__Task directions__.
Give the material once more, word for word, without any images.

++++++++

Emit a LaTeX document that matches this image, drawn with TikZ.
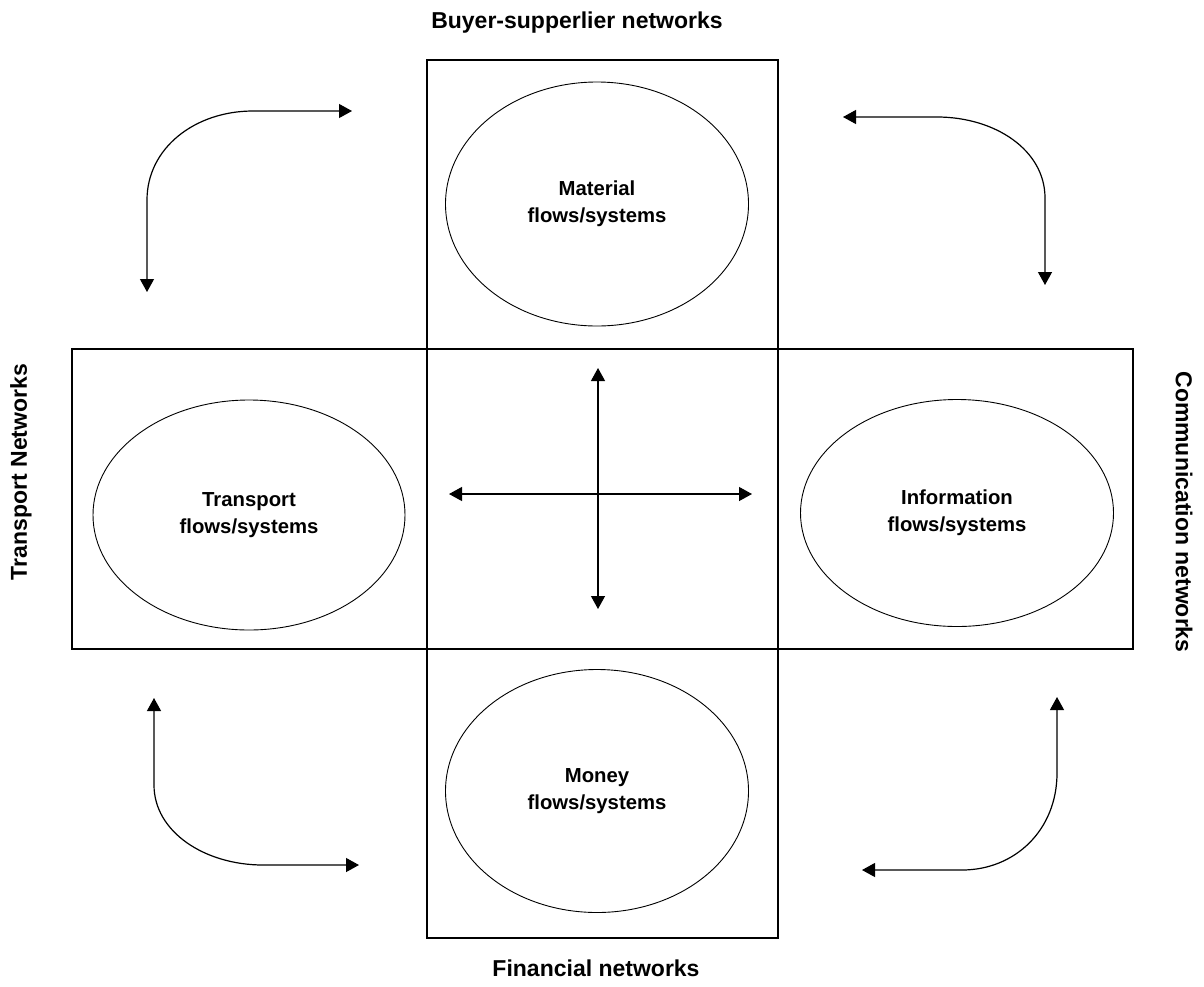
\documentclass[tikz,border=0pt]{standalone}
\usepackage{fontspec}
\setmainfont{Liberation Sans}
\usetikzlibrary{arrows.meta,shapes.geometric}
\begin{document}
\begin{tikzpicture}[x=1pt,y=-1pt,
  box/.style={draw,line width=1.3pt},
  flow/.style={draw,ellipse,line width=0.9pt,inner sep=0pt,align=center,font=\fontsize{20.3}{27}\selectfont\bfseries},
  lbl/.style={font=\fontsize{23}{26}\selectfont\bfseries,inner sep=0pt},
  conn/.style={line width=1.2pt,{Triangle[length=13pt,width=14pt]}-{Triangle[length=13pt,width=14pt]}}
]
\useasboundingbox (0,0) rectangle (1204,986);
% boxes
\draw[box] (427,60) rectangle (778,349);
\draw[box] (72,349) rectangle (1133,649);
\draw[box] (427,349) -- (427,649);
\draw[box] (778,349) -- (778,649);
\draw[box] (427,649) rectangle (778,938);
% ellipses
\node[flow,minimum width=303pt,minimum height=244pt] (mat) at (597,204) {Material\\flows/systems};
\node[flow,minimum width=312pt,minimum height=230pt] (tra) at (249,515) {Transport\\flows/systems};
\node[flow,minimum width=313pt,minimum height=227pt] (inf) at (957,513) {Information\\flows/systems};
\node[flow,minimum width=303pt,minimum height=243pt] (mon) at (597,791) {Money\\flows/systems};
% outer labels
\node[lbl] (buy) at (577,23) {Buyer-supperlier networks};
\node[lbl] (fin) at (596,968) {Financial networks};
\node[lbl,rotate=90] (trn) at (21,472) {Transport Networks};
\node[lbl,rotate=-90] (com) at (1184,512) {Communication networks};
% central cross
\coordinate (vt) at (598,368);
\coordinate (vb) at (598,609);
\coordinate (hl) at (449,494);
\coordinate (hr) at (752,494);
\draw[conn] (vt) -- (vb);
\draw[conn] (hl) -- (hr);
% corner arrows
\coordinate (tl1) at (147,292);
\coordinate (tl2) at (352,111);
\draw[conn] (tl1) -- (147,200) .. controls (147,148) and (195,111) .. (253,111) -- (tl2);
\coordinate (tr1) at (843,117);
\coordinate (tr2) at (1045,285);
\draw[conn] (tr1) -- (937,117) .. controls (995,117) and (1045,150) .. (1045,198) -- (tr2);
\coordinate (bl1) at (154,698);
\coordinate (bl2) at (359,865);
\draw[conn] (bl1) -- (154,785) .. controls (154,832) and (205,865) .. (263,865) -- (bl2);
\coordinate (br1) at (1057,697);
\coordinate (br2) at (862,870);
\draw[conn] (br1) -- (1057,773) .. controls (1057,830) and (1015,870) .. (962,870) -- (br2);
\end{tikzpicture}
\end{document}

++++++++

__Solution for this task__.
Emit a LaTeX document that matches this image, drawn with TikZ.
\documentclass[tikz,border=0pt]{standalone}
\usepackage{fontspec}
\setmainfont{Liberation Sans}
\usetikzlibrary{arrows.meta,shapes.geometric}
\begin{document}
\begin{tikzpicture}[x=1pt,y=-1pt,
  box/.style={draw,line width=1.3pt},
  flow/.style={draw,ellipse,line width=0.9pt,inner sep=0pt,align=center,font=\fontsize{20.3}{27}\selectfont\bfseries},
  lbl/.style={font=\fontsize{23}{26}\selectfont\bfseries,inner sep=0pt},
  conn/.style={line width=1.2pt,{Triangle[length=13pt,width=14pt]}-{Triangle[length=13pt,width=14pt]}}
]
\useasboundingbox (0,0) rectangle (1204,986);
% boxes
\draw[box] (427,60) rectangle (778,349);
\draw[box] (72,349) rectangle (1133,649);
\draw[box] (427,349) -- (427,649);
\draw[box] (778,349) -- (778,649);
\draw[box] (427,649) rectangle (778,938);
% ellipses
\node[flow,minimum width=303pt,minimum height=244pt] (mat) at (597,204) {Material\\flows/systems};
\node[flow,minimum width=312pt,minimum height=230pt] (tra) at (249,515) {Transport\\flows/systems};
\node[flow,minimum width=313pt,minimum height=227pt] (inf) at (957,513) {Information\\flows/systems};
\node[flow,minimum width=303pt,minimum height=243pt] (mon) at (597,791) {Money\\flows/systems};
% outer labels
\node[lbl] (buy) at (577,23) {Buyer-supperlier networks};
\node[lbl] (fin) at (596,968) {Financial networks};
\node[lbl,rotate=90] (trn) at (21,472) {Transport Networks};
\node[lbl,rotate=-90] (com) at (1184,512) {Communication networks};
% central cross
\coordinate (vt) at (598,368);
\coordinate (vb) at (598,609);
\coordinate (hl) at (449,494);
\coordinate (hr) at (752,494);
\draw[conn] (vt) -- (vb);
\draw[conn] (hl) -- (hr);
% corner arrows
\coordinate (tl1) at (147,292);
\coordinate (tl2) at (352,111);
\draw[conn] (tl1) -- (147,200) .. controls (147,148) and (195,111) .. (253,111) -- (tl2);
\coordinate (tr1) at (843,117);
\coordinate (tr2) at (1045,285);
\draw[conn] (tr1) -- (937,117) .. controls (995,117) and (1045,150) .. (1045,198) -- (tr2);
\coordinate (bl1) at (154,698);
\coordinate (bl2) at (359,865);
\draw[conn] (bl1) -- (154,785) .. controls (154,832) and (205,865) .. (263,865) -- (bl2);
\coordinate (br1) at (1057,697);
\coordinate (br2) at (862,870);
\draw[conn] (br1) -- (1057,773) .. controls (1057,830) and (1015,870) .. (962,870) -- (br2);
\end{tikzpicture}
\end{document}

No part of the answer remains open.